А вообще принципы очень простые: прокатывая мяч по спине, найти триггерную точку (место максимальной болезненности) и продавливать её до исчезновения боли. Можно давить без смещения тканей (обычно секунд 30-1 минуту), можно немного двигать мяч туда-сюда по типу локального глубокого массажа.
После проработки одной точки то же самое проделать со второй, третьей... Сколько хватит сил и терпения.
Лучше проработать конкретную область за раз по максимуму, чем в тот же день возвращаться к ней снова.
Процедуру желательно завершать горячим душем.


----------



## А.Л.И.С.А. (19 Мар 2015)

А можно проходить мячиком всю мышцу , к примеру от крестца до шеи вдоль позвоночника с целью размять мышцу или опасно переборщить  и на позвонки заходить нельзя ?


----------



## doc (19 Мар 2015)

Всю спину? Да пожалуйста, если есть желание и готовы терпеть.
Заходить на позвонки можно, но бессмысленно: они намного твёрже мячика и это им фиолетово.
Весь смысл процедуры - прижать триггер, находящийся в мышце к плотной основе (в идеале - к кости) и уничтожить.


----------



## А.Л.И.С.А. (19 Мар 2015)

Спасибо , запомнила .
Я если рассматривать ягодицу - нашли болючее место и прижали  , как понять что это то, а не нерв прижатый мышцей или они по разному болеть будут  ?Мне на массаже надавливают на это место я говорю больно , мне отвечают - нерв , а что это значит так я и не поняла .

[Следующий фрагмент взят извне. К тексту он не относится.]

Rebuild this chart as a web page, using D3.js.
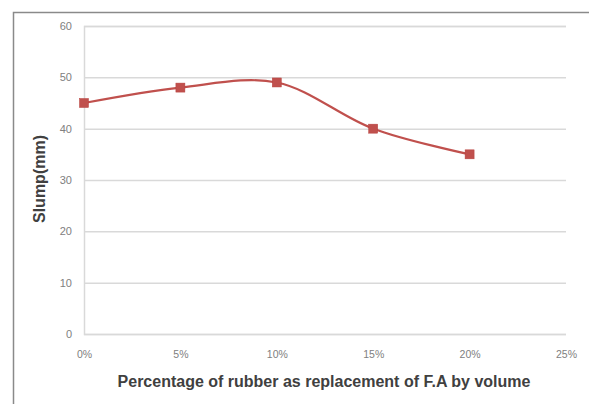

Еще , я прошлась к примеру в 15,00 , к вечеру мышцы опять разнылись - опять прошлась , можно так делать несколько раз в день или это не имеет смысла . Я не совсем понимаю что я делаю мышцам , если не брать во внимание уничтожение триггера , просто расслабляю на время или это со временем даст результаты устойчивые.


----------



## doc (20 Мар 2015)

Давление на нерв даёт онемение, а не боль.
Лучше делать эту процедуру раз в день. Реакция к вечеру не только возможна, а скорее даже должна быть. Лучше дать покой, чтобы заживало. Можно погреть для расслабления.


----------